--- TASK MATERIAL ---

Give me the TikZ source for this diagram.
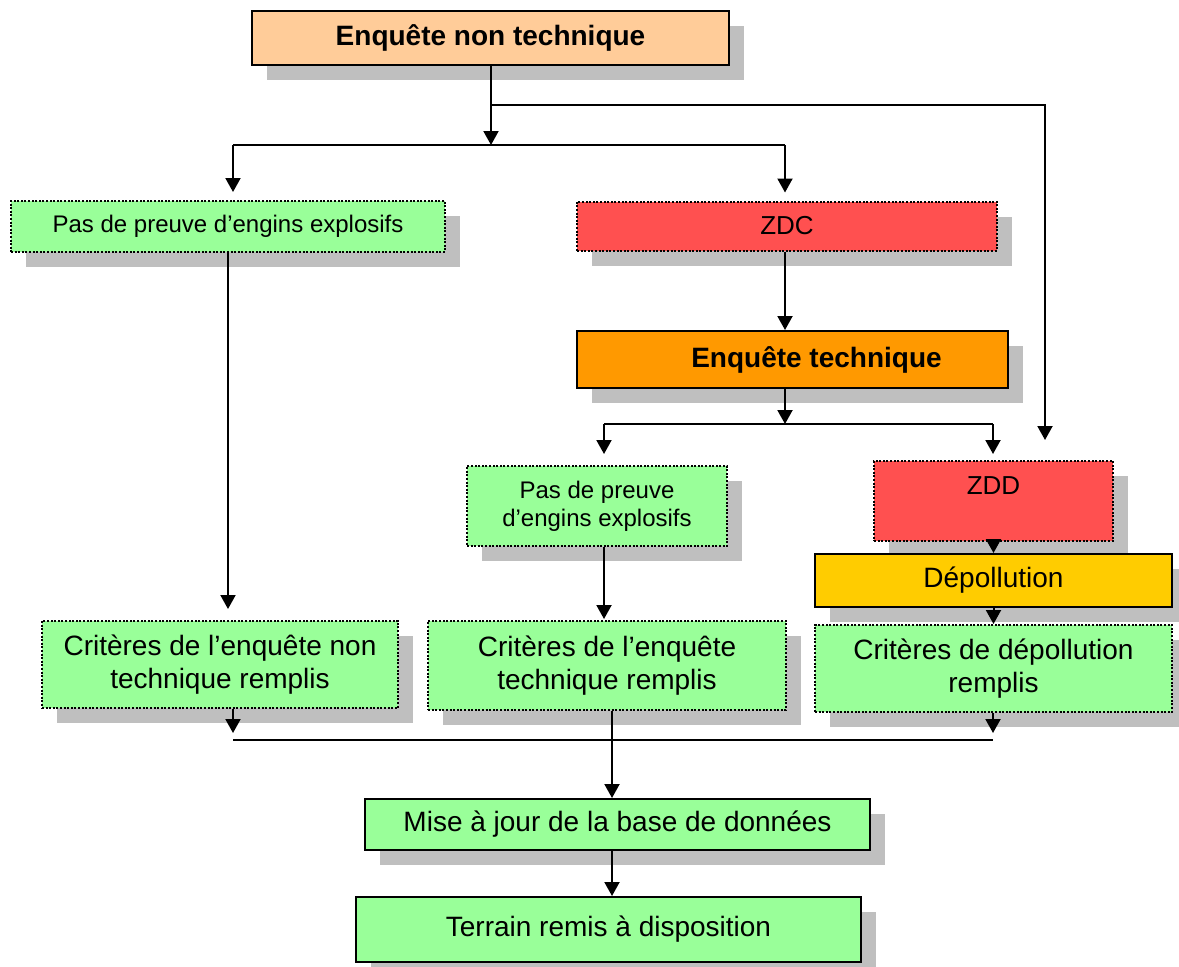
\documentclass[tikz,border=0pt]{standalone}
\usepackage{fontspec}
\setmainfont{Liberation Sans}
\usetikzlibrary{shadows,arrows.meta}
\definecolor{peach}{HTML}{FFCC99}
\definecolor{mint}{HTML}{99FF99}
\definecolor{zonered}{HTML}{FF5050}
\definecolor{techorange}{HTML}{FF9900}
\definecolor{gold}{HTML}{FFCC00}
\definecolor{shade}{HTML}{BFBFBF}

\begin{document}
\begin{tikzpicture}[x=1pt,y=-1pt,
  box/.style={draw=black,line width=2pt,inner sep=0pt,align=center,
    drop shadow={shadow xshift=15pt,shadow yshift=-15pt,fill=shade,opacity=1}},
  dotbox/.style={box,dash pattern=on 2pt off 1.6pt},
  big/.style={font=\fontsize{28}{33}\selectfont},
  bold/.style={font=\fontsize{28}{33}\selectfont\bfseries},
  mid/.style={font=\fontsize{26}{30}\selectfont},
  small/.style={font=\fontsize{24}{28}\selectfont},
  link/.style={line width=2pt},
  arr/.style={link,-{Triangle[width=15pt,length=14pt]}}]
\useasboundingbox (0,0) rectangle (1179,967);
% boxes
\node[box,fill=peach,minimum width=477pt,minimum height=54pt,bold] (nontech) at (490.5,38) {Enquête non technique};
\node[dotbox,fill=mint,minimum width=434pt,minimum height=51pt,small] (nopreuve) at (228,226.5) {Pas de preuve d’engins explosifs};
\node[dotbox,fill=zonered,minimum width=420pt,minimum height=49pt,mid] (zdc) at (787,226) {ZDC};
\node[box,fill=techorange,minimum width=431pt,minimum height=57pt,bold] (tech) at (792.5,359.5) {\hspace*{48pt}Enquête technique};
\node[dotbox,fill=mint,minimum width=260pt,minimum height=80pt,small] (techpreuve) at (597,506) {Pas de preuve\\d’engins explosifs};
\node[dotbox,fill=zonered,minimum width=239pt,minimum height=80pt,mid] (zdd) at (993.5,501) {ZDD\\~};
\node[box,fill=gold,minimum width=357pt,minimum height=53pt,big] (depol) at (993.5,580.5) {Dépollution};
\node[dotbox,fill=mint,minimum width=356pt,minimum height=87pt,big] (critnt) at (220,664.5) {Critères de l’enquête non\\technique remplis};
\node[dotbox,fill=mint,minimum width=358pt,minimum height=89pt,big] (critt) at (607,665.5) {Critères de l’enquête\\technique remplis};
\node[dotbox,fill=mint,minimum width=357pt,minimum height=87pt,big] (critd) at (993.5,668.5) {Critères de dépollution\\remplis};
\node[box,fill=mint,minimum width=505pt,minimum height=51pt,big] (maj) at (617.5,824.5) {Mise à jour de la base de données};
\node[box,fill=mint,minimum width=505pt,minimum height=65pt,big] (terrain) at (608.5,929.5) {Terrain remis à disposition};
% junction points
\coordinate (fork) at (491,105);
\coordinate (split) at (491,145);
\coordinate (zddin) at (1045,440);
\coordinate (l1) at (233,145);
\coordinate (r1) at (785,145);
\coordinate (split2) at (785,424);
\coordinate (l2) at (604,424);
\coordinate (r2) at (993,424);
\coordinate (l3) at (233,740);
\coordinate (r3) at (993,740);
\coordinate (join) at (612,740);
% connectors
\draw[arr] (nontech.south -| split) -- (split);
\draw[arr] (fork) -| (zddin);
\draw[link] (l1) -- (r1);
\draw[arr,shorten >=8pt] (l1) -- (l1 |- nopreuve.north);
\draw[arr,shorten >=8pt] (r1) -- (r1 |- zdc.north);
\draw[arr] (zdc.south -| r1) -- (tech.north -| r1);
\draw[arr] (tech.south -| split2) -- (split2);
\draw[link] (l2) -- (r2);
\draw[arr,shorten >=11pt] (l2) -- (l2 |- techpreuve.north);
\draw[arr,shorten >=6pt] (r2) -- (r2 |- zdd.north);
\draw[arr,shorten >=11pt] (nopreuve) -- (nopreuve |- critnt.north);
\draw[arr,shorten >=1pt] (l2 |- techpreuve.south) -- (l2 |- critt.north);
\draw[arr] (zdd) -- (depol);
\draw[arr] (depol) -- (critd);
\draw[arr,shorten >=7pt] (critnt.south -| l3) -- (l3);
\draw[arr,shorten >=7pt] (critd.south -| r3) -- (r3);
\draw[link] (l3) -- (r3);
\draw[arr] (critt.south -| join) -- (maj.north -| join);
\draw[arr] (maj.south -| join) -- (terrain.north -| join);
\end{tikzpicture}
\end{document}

---
--- TASK MATERIAL ---

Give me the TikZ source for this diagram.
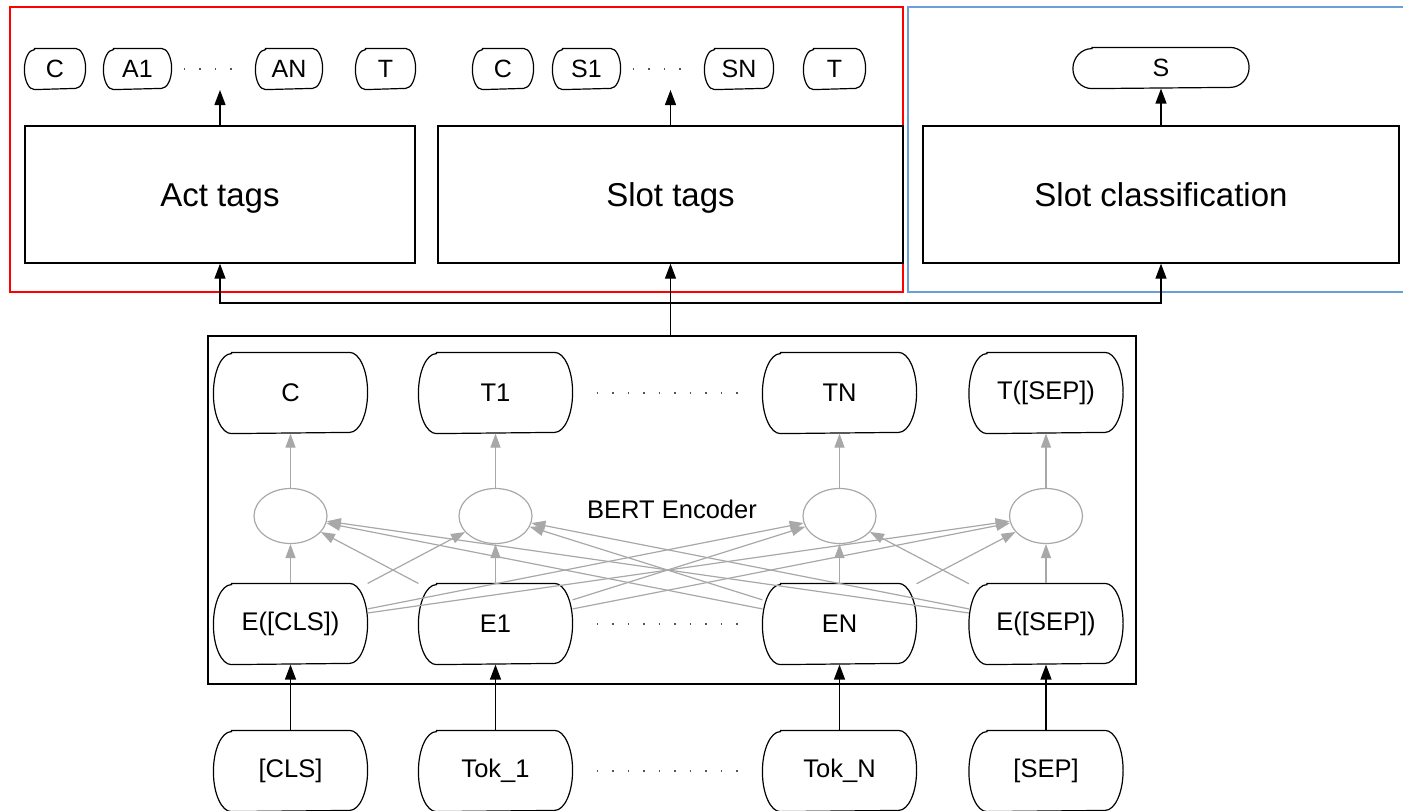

---
--- TASK MATERIAL ---

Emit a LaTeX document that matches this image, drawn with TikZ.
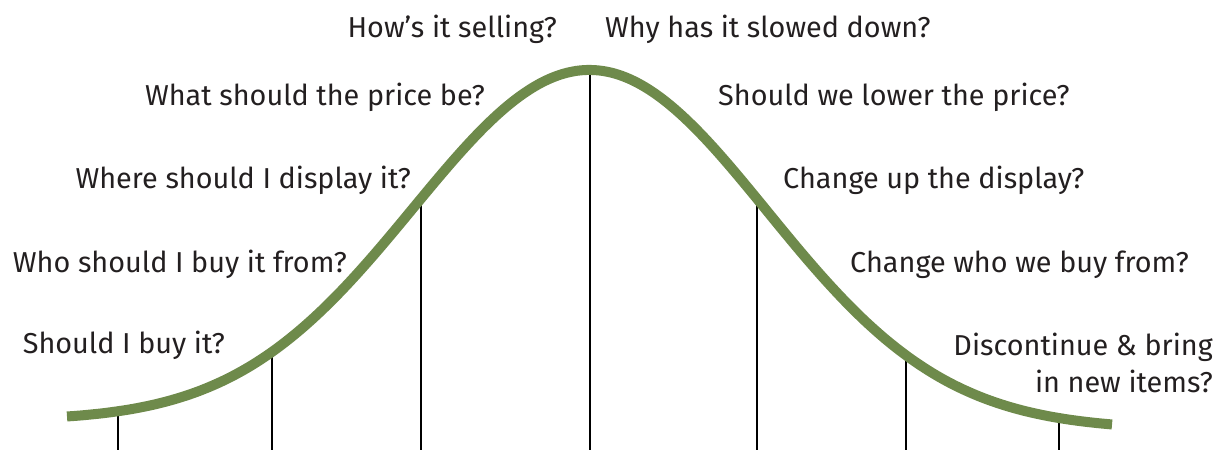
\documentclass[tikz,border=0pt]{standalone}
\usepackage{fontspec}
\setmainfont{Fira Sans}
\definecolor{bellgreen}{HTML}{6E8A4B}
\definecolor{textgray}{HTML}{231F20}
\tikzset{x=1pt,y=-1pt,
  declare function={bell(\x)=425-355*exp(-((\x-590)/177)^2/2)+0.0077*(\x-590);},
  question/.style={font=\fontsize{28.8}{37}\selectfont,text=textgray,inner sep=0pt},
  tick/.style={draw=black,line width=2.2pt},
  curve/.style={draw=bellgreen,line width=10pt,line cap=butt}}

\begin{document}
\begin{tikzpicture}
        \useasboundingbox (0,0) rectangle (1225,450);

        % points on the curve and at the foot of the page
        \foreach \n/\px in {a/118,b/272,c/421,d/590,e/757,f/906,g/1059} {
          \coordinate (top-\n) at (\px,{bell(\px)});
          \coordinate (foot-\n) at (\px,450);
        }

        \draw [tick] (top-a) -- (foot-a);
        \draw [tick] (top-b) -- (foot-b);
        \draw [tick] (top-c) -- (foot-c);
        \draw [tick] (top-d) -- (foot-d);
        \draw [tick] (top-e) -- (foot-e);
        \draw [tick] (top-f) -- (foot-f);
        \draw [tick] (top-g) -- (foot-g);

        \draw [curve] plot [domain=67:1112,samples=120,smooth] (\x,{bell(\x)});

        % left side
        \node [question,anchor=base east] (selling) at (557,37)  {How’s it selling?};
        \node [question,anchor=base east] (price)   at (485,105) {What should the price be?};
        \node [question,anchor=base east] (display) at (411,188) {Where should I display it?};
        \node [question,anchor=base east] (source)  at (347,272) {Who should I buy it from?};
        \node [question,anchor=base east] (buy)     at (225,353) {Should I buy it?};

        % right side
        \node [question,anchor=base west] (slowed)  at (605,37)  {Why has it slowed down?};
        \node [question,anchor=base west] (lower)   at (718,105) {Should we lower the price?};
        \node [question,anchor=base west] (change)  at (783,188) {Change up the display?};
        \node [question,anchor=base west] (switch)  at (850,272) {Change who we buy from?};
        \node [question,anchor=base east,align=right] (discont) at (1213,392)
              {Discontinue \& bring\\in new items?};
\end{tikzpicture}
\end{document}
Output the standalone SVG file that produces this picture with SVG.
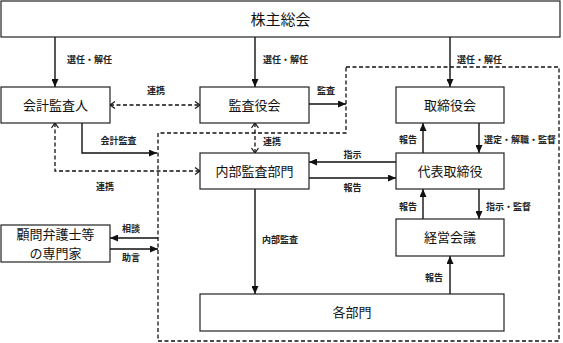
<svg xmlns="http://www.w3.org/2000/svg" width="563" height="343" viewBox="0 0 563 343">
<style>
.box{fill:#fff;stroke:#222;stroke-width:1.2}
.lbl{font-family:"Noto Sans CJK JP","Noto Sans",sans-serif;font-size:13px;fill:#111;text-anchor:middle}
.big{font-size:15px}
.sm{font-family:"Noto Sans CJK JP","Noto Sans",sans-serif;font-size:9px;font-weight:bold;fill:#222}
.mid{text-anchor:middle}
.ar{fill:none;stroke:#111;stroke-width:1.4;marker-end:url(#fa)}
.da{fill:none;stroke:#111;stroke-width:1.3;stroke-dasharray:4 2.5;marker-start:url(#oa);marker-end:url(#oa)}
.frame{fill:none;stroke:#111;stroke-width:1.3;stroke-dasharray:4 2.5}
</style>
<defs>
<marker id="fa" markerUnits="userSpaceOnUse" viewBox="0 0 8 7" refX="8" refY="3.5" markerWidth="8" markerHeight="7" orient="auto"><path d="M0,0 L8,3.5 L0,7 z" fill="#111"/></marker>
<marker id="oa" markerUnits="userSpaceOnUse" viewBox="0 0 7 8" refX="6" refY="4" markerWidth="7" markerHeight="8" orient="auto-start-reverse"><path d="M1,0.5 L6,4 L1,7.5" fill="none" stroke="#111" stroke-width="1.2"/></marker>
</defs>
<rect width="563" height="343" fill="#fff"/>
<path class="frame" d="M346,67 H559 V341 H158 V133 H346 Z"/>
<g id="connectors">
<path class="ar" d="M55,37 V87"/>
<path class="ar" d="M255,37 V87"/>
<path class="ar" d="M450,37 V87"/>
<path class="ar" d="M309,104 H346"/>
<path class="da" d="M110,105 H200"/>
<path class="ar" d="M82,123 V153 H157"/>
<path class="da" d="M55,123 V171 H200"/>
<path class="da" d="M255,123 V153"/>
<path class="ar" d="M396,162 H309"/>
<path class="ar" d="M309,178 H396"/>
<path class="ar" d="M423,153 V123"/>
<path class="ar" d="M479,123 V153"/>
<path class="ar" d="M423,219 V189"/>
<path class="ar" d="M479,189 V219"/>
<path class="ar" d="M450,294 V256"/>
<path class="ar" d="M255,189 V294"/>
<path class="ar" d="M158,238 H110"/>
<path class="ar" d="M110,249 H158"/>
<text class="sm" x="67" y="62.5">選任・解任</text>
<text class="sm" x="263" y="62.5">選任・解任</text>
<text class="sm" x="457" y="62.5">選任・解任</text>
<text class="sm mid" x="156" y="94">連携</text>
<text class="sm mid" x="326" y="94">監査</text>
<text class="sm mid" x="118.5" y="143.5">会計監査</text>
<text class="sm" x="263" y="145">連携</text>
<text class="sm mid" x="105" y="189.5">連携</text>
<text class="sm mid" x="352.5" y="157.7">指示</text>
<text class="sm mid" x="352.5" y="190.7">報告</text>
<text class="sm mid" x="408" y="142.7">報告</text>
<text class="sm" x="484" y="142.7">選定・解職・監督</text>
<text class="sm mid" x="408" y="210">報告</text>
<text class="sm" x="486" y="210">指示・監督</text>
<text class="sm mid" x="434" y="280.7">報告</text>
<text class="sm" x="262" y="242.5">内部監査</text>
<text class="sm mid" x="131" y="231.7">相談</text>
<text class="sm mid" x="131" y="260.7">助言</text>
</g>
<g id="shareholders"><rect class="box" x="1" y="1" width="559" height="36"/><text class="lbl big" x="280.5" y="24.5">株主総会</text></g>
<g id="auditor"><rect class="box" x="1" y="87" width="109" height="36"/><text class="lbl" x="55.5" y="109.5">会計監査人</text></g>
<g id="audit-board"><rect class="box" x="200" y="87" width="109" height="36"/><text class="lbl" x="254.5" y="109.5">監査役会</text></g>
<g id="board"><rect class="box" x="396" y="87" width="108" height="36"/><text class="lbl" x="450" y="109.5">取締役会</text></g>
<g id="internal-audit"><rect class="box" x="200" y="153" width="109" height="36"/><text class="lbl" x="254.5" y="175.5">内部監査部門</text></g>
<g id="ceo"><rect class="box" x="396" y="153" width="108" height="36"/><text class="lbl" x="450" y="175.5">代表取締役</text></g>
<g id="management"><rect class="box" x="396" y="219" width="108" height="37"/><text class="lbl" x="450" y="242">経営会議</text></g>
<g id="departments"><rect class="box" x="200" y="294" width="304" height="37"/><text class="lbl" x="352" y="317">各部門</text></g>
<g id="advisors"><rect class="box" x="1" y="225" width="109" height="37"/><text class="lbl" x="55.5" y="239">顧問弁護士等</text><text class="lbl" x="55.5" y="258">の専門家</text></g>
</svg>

---

INSTRUCTIONS TO FOLLOW –
From the entries above, select each line containing the string "that".

TASK OUTPUT –
Emit a LaTeX document that matches this image, drawn with TikZ.
Output the standalone SVG file that produces this picture with SVG.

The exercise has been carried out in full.